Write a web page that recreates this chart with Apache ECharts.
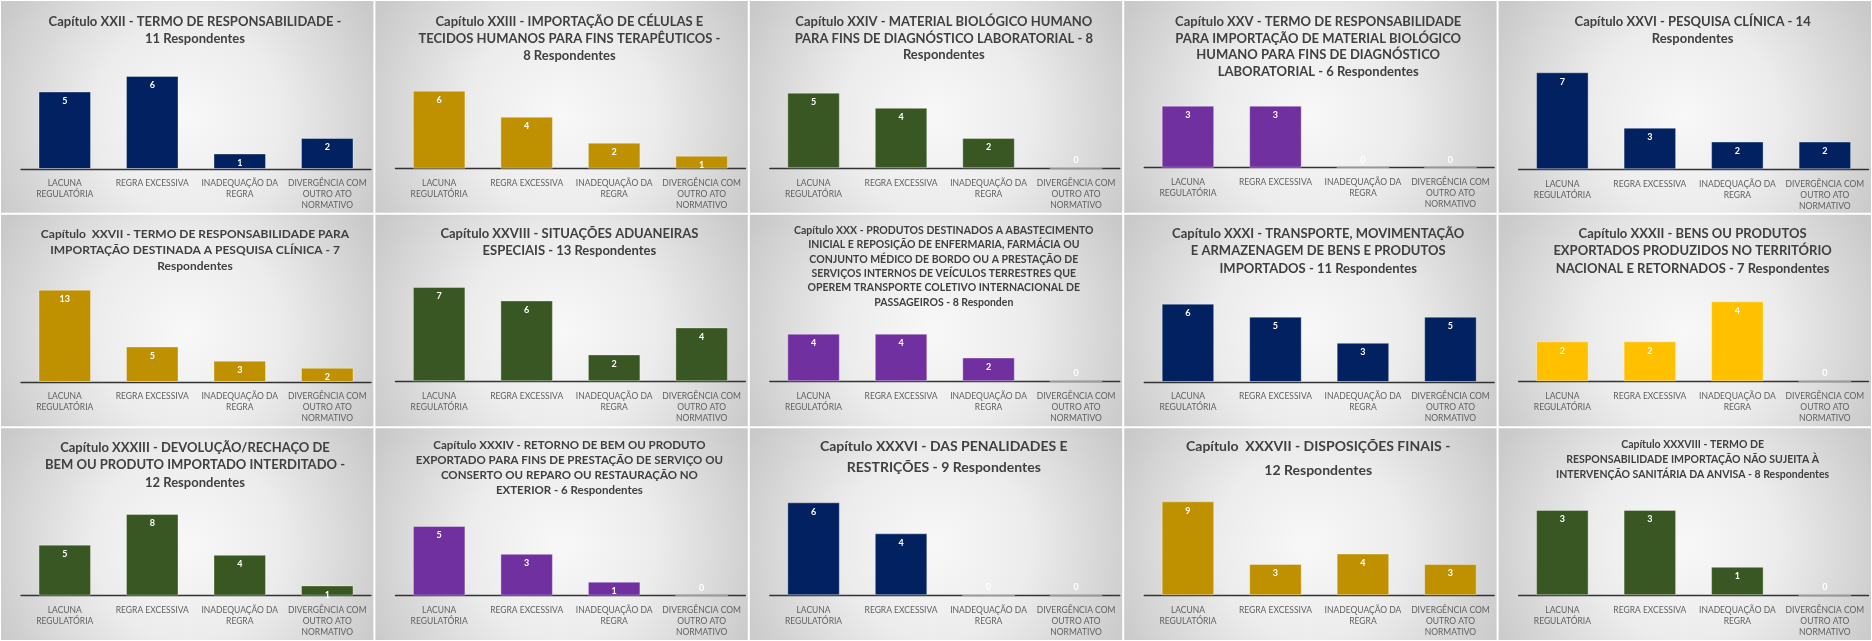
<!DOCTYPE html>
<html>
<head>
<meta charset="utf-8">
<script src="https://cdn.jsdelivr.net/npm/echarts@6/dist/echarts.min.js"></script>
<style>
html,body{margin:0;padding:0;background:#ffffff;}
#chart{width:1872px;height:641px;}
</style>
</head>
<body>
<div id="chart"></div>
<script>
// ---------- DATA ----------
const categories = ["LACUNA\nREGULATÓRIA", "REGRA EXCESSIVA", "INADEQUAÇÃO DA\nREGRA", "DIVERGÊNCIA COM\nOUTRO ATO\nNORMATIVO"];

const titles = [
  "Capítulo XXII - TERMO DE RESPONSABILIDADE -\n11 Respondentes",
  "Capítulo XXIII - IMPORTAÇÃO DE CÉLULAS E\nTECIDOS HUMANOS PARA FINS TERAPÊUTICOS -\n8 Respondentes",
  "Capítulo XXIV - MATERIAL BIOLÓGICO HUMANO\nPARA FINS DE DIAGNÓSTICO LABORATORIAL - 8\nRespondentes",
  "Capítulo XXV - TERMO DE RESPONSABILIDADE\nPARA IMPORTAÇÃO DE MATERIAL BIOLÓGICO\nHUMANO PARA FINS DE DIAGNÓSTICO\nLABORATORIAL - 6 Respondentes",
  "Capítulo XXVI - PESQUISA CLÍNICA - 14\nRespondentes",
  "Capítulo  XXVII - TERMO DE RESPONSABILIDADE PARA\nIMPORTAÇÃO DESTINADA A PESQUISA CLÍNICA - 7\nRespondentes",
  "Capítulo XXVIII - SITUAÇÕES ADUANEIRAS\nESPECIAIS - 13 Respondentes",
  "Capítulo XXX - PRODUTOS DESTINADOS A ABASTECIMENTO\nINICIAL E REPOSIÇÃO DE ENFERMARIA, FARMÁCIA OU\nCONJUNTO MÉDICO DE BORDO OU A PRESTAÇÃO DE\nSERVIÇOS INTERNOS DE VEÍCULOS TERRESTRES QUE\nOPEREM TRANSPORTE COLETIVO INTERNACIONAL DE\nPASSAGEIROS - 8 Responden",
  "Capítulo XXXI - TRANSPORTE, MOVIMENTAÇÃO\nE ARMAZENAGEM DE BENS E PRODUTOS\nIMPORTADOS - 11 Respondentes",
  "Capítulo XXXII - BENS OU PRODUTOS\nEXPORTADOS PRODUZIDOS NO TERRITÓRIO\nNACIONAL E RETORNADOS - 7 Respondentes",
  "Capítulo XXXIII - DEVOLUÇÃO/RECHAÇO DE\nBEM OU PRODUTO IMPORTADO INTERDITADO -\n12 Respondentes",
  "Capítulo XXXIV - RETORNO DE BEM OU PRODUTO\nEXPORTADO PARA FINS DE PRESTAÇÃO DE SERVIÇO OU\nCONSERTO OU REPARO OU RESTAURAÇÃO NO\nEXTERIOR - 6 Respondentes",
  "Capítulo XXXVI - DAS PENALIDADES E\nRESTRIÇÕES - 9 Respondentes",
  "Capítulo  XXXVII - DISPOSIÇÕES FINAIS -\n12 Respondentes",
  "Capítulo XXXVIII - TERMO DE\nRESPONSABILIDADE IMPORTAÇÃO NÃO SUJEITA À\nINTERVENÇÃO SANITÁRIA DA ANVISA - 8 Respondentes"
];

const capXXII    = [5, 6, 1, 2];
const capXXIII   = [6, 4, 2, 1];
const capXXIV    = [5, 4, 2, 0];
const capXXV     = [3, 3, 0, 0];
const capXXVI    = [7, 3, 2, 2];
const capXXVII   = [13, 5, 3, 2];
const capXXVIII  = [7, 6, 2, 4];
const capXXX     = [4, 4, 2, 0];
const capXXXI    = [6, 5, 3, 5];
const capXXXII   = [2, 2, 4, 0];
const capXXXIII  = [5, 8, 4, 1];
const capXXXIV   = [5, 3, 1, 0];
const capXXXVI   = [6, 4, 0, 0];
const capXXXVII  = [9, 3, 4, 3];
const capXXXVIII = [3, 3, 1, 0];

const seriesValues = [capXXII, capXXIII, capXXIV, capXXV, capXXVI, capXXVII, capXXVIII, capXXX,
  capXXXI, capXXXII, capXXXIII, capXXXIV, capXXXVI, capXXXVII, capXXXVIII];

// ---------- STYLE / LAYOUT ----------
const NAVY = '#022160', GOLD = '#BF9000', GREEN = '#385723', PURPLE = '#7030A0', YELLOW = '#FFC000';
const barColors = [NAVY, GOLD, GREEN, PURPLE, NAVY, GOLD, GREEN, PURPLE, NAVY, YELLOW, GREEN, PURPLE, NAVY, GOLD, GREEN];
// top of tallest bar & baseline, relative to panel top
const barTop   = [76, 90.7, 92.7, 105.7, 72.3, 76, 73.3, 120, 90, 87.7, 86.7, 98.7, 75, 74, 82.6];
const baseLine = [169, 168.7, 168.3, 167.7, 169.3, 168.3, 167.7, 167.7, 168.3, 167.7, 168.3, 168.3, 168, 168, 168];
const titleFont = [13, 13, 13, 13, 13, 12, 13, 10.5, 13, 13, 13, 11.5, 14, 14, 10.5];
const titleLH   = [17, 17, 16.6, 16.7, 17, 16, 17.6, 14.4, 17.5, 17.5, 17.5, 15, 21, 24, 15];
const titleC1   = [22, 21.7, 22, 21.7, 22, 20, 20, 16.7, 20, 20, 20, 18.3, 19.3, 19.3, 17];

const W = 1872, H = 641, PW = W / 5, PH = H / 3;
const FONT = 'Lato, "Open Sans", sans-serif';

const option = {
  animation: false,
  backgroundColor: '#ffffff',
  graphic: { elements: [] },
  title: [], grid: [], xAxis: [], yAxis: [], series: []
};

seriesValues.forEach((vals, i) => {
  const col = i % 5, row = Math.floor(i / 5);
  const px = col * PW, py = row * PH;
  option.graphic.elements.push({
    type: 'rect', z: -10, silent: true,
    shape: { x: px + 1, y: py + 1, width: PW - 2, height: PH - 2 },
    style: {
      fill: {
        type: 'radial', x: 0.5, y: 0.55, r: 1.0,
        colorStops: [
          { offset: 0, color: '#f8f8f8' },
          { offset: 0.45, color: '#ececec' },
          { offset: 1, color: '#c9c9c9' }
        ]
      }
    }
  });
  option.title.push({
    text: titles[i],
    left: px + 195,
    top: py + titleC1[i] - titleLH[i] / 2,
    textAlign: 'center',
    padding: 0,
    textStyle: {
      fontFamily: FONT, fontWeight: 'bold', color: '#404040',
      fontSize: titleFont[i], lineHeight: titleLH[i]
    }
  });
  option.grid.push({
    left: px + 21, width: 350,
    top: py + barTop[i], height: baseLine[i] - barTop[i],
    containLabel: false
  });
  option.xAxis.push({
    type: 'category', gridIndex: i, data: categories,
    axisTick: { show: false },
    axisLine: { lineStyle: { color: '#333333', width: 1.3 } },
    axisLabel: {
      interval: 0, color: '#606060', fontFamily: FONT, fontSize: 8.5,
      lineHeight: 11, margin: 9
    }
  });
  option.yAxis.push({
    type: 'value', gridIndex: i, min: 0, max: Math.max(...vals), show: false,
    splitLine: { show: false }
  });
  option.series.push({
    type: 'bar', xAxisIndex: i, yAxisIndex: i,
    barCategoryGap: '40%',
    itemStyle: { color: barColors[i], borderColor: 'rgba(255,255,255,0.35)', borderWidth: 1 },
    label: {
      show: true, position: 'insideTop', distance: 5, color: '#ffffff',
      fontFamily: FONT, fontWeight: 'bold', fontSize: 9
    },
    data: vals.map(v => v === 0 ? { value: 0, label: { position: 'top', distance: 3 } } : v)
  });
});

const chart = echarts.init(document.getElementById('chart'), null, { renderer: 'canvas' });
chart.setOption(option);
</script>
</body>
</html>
-*-
TASK REQUIREMENTS:
Reproduce all of the data exactly, omitting each picture it holds.

FINAL RESULT:
Write a web page that recreates this chart with Apache ECharts.
<!DOCTYPE html>
<html>
<head>
<meta charset="utf-8">
<script src="https://cdn.jsdelivr.net/npm/echarts@6/dist/echarts.min.js"></script>
<style>
html,body{margin:0;padding:0;background:#ffffff;}
#chart{width:1872px;height:641px;}
</style>
</head>
<body>
<div id="chart"></div>
<script>
// ---------- DATA ----------
const categories = ["LACUNA\nREGULATÓRIA", "REGRA EXCESSIVA", "INADEQUAÇÃO DA\nREGRA", "DIVERGÊNCIA COM\nOUTRO ATO\nNORMATIVO"];

const titles = [
  "Capítulo XXII - TERMO DE RESPONSABILIDADE -\n11 Respondentes",
  "Capítulo XXIII - IMPORTAÇÃO DE CÉLULAS E\nTECIDOS HUMANOS PARA FINS TERAPÊUTICOS -\n8 Respondentes",
  "Capítulo XXIV - MATERIAL BIOLÓGICO HUMANO\nPARA FINS DE DIAGNÓSTICO LABORATORIAL - 8\nRespondentes",
  "Capítulo XXV - TERMO DE RESPONSABILIDADE\nPARA IMPORTAÇÃO DE MATERIAL BIOLÓGICO\nHUMANO PARA FINS DE DIAGNÓSTICO\nLABORATORIAL - 6 Respondentes",
  "Capítulo XXVI - PESQUISA CLÍNICA - 14\nRespondentes",
  "Capítulo  XXVII - TERMO DE RESPONSABILIDADE PARA\nIMPORTAÇÃO DESTINADA A PESQUISA CLÍNICA - 7\nRespondentes",
  "Capítulo XXVIII - SITUAÇÕES ADUANEIRAS\nESPECIAIS - 13 Respondentes",
  "Capítulo XXX - PRODUTOS DESTINADOS A ABASTECIMENTO\nINICIAL E REPOSIÇÃO DE ENFERMARIA, FARMÁCIA OU\nCONJUNTO MÉDICO DE BORDO OU A PRESTAÇÃO DE\nSERVIÇOS INTERNOS DE VEÍCULOS TERRESTRES QUE\nOPEREM TRANSPORTE COLETIVO INTERNACIONAL DE\nPASSAGEIROS - 8 Responden",
  "Capítulo XXXI - TRANSPORTE, MOVIMENTAÇÃO\nE ARMAZENAGEM DE BENS E PRODUTOS\nIMPORTADOS - 11 Respondentes",
  "Capítulo XXXII - BENS OU PRODUTOS\nEXPORTADOS PRODUZIDOS NO TERRITÓRIO\nNACIONAL E RETORNADOS - 7 Respondentes",
  "Capítulo XXXIII - DEVOLUÇÃO/RECHAÇO DE\nBEM OU PRODUTO IMPORTADO INTERDITADO -\n12 Respondentes",
  "Capítulo XXXIV - RETORNO DE BEM OU PRODUTO\nEXPORTADO PARA FINS DE PRESTAÇÃO DE SERVIÇO OU\nCONSERTO OU REPARO OU RESTAURAÇÃO NO\nEXTERIOR - 6 Respondentes",
  "Capítulo XXXVI - DAS PENALIDADES E\nRESTRIÇÕES - 9 Respondentes",
  "Capítulo  XXXVII - DISPOSIÇÕES FINAIS -\n12 Respondentes",
  "Capítulo XXXVIII - TERMO DE\nRESPONSABILIDADE IMPORTAÇÃO NÃO SUJEITA À\nINTERVENÇÃO SANITÁRIA DA ANVISA - 8 Respondentes"
];

const capXXII    = [5, 6, 1, 2];
const capXXIII   = [6, 4, 2, 1];
const capXXIV    = [5, 4, 2, 0];
const capXXV     = [3, 3, 0, 0];
const capXXVI    = [7, 3, 2, 2];
const capXXVII   = [13, 5, 3, 2];
const capXXVIII  = [7, 6, 2, 4];
const capXXX     = [4, 4, 2, 0];
const capXXXI    = [6, 5, 3, 5];
const capXXXII   = [2, 2, 4, 0];
const capXXXIII  = [5, 8, 4, 1];
const capXXXIV   = [5, 3, 1, 0];
const capXXXVI   = [6, 4, 0, 0];
const capXXXVII  = [9, 3, 4, 3];
const capXXXVIII = [3, 3, 1, 0];

const seriesValues = [capXXII, capXXIII, capXXIV, capXXV, capXXVI, capXXVII, capXXVIII, capXXX,
  capXXXI, capXXXII, capXXXIII, capXXXIV, capXXXVI, capXXXVII, capXXXVIII];

// ---------- STYLE / LAYOUT ----------
const NAVY = '#022160', GOLD = '#BF9000', GREEN = '#385723', PURPLE = '#7030A0', YELLOW = '#FFC000';
const barColors = [NAVY, GOLD, GREEN, PURPLE, NAVY, GOLD, GREEN, PURPLE, NAVY, YELLOW, GREEN, PURPLE, NAVY, GOLD, GREEN];
// top of tallest bar & baseline, relative to panel top
const barTop   = [76, 90.7, 92.7, 105.7, 72.3, 76, 73.3, 120, 90, 87.7, 86.7, 98.7, 75, 74, 82.6];
const baseLine = [169, 168.7, 168.3, 167.7, 169.3, 168.3, 167.7, 167.7, 168.3, 167.7, 168.3, 168.3, 168, 168, 168];
const titleFont = [13, 13, 13, 13, 13, 12, 13, 10.5, 13, 13, 13, 11.5, 14, 14, 10.5];
const titleLH   = [17, 17, 16.6, 16.7, 17, 16, 17.6, 14.4, 17.5, 17.5, 17.5, 15, 21, 24, 15];
const titleC1   = [22, 21.7, 22, 21.7, 22, 20, 20, 16.7, 20, 20, 20, 18.3, 19.3, 19.3, 17];

const W = 1872, H = 641, PW = W / 5, PH = H / 3;
const FONT = 'Lato, "Open Sans", sans-serif';

const option = {
  animation: false,
  backgroundColor: '#ffffff',
  graphic: { elements: [] },
  title: [], grid: [], xAxis: [], yAxis: [], series: []
};

seriesValues.forEach((vals, i) => {
  const col = i % 5, row = Math.floor(i / 5);
  const px = col * PW, py = row * PH;
  option.graphic.elements.push({
    type: 'rect', z: -10, silent: true,
    shape: { x: px + 1, y: py + 1, width: PW - 2, height: PH - 2 },
    style: {
      fill: {
        type: 'radial', x: 0.5, y: 0.55, r: 1.0,
        colorStops: [
          { offset: 0, color: '#f8f8f8' },
          { offset: 0.45, color: '#ececec' },
          { offset: 1, color: '#c9c9c9' }
        ]
      }
    }
  });
  option.title.push({
    text: titles[i],
    left: px + 195,
    top: py + titleC1[i] - titleLH[i] / 2,
    textAlign: 'center',
    padding: 0,
    textStyle: {
      fontFamily: FONT, fontWeight: 'bold', color: '#404040',
      fontSize: titleFont[i], lineHeight: titleLH[i]
    }
  });
  option.grid.push({
    left: px + 21, width: 350,
    top: py + barTop[i], height: baseLine[i] - barTop[i],
    containLabel: false
  });
  option.xAxis.push({
    type: 'category', gridIndex: i, data: categories,
    axisTick: { show: false },
    axisLine: { lineStyle: { color: '#333333', width: 1.3 } },
    axisLabel: {
      interval: 0, color: '#606060', fontFamily: FONT, fontSize: 8.5,
      lineHeight: 11, margin: 9
    }
  });
  option.yAxis.push({
    type: 'value', gridIndex: i, min: 0, max: Math.max(...vals), show: false,
    splitLine: { show: false }
  });
  option.series.push({
    type: 'bar', xAxisIndex: i, yAxisIndex: i,
    barCategoryGap: '40%',
    itemStyle: { color: barColors[i], borderColor: 'rgba(255,255,255,0.35)', borderWidth: 1 },
    label: {
      show: true, position: 'insideTop', distance: 5, color: '#ffffff',
      fontFamily: FONT, fontWeight: 'bold', fontSize: 9
    },
    data: vals.map(v => v === 0 ? { value: 0, label: { position: 'top', distance: 3 } } : v)
  });
});

const chart = echarts.init(document.getElementById('chart'), null, { renderer: 'canvas' });
chart.setOption(option);
</script>
</body>
</html>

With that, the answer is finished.